**Code that draws figures:**

_ _ _ _

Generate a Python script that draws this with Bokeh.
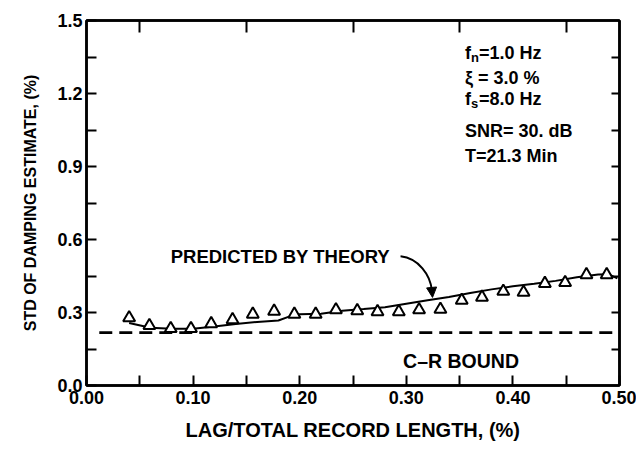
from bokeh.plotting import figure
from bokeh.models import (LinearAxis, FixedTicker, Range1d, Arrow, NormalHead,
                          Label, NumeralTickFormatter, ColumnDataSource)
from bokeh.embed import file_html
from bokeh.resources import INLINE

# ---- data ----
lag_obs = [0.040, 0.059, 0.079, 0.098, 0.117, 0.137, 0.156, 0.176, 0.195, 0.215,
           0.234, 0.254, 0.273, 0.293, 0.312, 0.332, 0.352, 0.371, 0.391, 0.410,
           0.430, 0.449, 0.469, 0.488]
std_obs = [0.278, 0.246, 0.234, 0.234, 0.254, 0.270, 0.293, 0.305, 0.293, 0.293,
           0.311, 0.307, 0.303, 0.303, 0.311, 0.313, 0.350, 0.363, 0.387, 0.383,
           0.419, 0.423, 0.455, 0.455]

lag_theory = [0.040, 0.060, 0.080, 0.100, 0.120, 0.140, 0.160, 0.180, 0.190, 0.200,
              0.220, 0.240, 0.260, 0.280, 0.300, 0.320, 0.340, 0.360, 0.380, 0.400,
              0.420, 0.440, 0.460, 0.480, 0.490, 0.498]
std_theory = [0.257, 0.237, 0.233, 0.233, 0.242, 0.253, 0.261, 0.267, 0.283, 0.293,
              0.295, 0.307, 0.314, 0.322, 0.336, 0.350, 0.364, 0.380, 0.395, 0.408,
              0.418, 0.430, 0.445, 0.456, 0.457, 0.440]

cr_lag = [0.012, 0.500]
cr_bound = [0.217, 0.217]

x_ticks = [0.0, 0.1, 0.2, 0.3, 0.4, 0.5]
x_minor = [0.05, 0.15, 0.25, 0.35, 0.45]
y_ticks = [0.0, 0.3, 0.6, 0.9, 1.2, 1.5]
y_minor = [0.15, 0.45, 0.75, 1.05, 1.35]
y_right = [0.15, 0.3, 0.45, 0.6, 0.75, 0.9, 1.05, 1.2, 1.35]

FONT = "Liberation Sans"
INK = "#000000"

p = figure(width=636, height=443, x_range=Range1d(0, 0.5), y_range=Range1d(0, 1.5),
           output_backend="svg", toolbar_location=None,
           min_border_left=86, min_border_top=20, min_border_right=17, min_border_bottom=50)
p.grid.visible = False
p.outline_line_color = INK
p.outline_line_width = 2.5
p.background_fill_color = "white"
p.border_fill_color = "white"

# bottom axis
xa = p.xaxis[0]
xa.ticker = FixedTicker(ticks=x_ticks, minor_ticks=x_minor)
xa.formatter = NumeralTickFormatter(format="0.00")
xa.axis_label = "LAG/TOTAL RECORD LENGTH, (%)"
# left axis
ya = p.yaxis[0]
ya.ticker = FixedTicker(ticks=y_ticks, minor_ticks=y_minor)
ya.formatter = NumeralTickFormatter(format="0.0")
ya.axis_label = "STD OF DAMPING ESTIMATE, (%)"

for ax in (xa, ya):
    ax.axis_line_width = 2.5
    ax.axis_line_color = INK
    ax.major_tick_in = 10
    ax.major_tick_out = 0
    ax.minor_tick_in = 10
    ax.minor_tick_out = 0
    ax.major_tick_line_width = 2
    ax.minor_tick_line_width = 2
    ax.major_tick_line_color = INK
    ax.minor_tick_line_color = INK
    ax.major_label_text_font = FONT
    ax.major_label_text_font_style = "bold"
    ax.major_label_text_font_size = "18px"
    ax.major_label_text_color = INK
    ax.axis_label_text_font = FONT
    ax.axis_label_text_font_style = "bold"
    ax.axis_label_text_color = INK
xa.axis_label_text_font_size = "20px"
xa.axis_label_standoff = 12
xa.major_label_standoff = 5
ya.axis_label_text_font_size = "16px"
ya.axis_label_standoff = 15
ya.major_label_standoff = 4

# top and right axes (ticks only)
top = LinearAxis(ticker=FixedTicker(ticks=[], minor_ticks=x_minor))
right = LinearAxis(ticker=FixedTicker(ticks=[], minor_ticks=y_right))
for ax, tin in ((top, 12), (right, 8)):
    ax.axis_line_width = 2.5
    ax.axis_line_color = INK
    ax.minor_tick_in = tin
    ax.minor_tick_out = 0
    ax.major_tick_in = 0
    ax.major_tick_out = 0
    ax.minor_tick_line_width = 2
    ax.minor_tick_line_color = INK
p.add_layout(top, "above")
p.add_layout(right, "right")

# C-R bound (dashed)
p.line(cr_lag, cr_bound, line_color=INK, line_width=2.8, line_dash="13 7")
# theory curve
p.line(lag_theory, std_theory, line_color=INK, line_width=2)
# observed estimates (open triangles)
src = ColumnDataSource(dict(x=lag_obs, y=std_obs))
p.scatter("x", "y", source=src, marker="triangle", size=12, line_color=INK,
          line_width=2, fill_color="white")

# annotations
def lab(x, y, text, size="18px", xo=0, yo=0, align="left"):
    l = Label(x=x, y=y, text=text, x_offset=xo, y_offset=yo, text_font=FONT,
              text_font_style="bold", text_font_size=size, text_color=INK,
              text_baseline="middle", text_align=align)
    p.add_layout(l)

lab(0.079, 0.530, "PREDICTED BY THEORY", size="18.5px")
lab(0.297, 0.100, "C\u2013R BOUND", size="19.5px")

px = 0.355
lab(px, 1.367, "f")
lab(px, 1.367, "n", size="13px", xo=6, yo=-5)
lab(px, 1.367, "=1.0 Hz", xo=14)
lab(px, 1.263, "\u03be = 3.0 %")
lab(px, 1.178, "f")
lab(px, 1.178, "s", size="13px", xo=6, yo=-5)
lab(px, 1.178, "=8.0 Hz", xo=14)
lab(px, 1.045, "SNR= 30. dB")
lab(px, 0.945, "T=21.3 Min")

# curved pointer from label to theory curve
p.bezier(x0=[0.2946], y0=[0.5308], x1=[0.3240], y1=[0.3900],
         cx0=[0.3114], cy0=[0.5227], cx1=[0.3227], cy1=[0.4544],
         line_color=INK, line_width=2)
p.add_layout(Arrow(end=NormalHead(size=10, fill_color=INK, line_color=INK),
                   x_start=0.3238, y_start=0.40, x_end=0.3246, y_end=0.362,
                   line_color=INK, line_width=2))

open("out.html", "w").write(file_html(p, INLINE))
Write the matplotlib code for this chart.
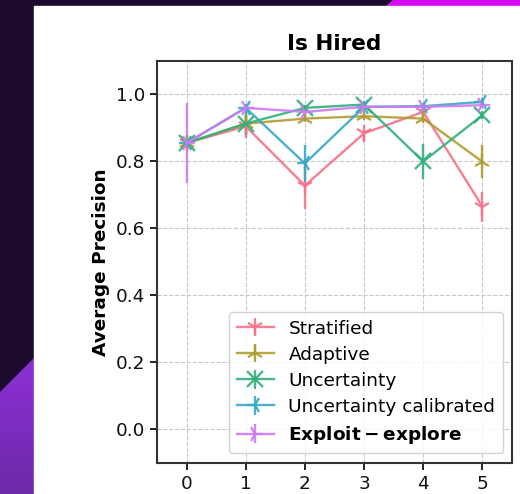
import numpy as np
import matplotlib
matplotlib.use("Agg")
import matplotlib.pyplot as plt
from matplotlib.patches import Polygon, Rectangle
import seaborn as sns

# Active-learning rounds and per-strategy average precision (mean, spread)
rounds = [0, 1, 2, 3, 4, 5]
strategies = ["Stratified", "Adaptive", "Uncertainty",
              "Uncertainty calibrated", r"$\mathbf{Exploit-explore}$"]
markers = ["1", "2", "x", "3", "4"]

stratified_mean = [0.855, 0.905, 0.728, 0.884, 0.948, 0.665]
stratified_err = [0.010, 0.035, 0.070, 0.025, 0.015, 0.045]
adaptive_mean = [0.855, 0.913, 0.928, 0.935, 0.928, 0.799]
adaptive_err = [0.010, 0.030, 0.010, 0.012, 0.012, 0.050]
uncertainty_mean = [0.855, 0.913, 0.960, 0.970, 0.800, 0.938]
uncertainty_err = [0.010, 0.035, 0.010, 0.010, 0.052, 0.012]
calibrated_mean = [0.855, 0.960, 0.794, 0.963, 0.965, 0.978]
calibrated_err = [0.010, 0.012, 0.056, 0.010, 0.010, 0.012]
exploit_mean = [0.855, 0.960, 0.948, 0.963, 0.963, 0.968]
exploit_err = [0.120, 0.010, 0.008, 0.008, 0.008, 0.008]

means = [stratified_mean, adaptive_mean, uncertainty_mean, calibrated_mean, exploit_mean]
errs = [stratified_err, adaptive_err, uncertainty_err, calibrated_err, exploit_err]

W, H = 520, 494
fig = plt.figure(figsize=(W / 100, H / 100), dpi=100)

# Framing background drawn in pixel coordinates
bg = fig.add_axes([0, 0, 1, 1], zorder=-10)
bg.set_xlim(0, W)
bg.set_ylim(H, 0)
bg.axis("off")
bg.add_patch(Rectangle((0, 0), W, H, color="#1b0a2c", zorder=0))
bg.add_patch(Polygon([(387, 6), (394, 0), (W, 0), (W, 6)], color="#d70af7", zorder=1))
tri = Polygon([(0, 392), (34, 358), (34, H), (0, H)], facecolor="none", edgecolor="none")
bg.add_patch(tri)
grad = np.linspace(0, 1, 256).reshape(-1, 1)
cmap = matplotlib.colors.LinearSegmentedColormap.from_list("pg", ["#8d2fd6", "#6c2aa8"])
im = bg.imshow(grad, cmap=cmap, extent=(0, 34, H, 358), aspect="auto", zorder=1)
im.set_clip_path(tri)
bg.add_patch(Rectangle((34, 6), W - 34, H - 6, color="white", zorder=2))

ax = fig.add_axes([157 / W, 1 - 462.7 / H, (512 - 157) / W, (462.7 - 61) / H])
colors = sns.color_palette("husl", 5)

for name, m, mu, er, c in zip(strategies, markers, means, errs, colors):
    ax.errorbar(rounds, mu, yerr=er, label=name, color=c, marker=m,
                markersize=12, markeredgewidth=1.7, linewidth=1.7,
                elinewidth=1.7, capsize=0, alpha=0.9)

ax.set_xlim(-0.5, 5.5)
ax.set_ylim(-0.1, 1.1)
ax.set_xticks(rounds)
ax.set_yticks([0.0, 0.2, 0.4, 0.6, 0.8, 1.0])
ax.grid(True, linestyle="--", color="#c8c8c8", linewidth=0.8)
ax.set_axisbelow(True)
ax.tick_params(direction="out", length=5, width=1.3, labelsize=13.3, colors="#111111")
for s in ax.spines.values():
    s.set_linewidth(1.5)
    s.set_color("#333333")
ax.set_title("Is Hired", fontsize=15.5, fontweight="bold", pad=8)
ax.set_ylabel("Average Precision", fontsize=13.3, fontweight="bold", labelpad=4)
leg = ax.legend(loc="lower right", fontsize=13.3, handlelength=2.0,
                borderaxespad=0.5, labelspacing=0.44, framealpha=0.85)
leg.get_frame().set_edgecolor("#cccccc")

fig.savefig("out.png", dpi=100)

_ _ _ _

**The problem:** Restate the material word for word from its first line through the line containing "0.419, 0.423, 0.455, 0.455]", both included; the pictures do not belong in it.

**Task output:**
Generate a Python script that draws this with Bokeh.
from bokeh.plotting import figure
from bokeh.models import (LinearAxis, FixedTicker, Range1d, Arrow, NormalHead,
                          Label, NumeralTickFormatter, ColumnDataSource)
from bokeh.embed import file_html
from bokeh.resources import INLINE

# ---- data ----
lag_obs = [0.040, 0.059, 0.079, 0.098, 0.117, 0.137, 0.156, 0.176, 0.195, 0.215,
           0.234, 0.254, 0.273, 0.293, 0.312, 0.332, 0.352, 0.371, 0.391, 0.410,
           0.430, 0.449, 0.469, 0.488]
std_obs = [0.278, 0.246, 0.234, 0.234, 0.254, 0.270, 0.293, 0.305, 0.293, 0.293,
           0.311, 0.307, 0.303, 0.303, 0.311, 0.313, 0.350, 0.363, 0.387, 0.383,
           0.419, 0.423, 0.455, 0.455]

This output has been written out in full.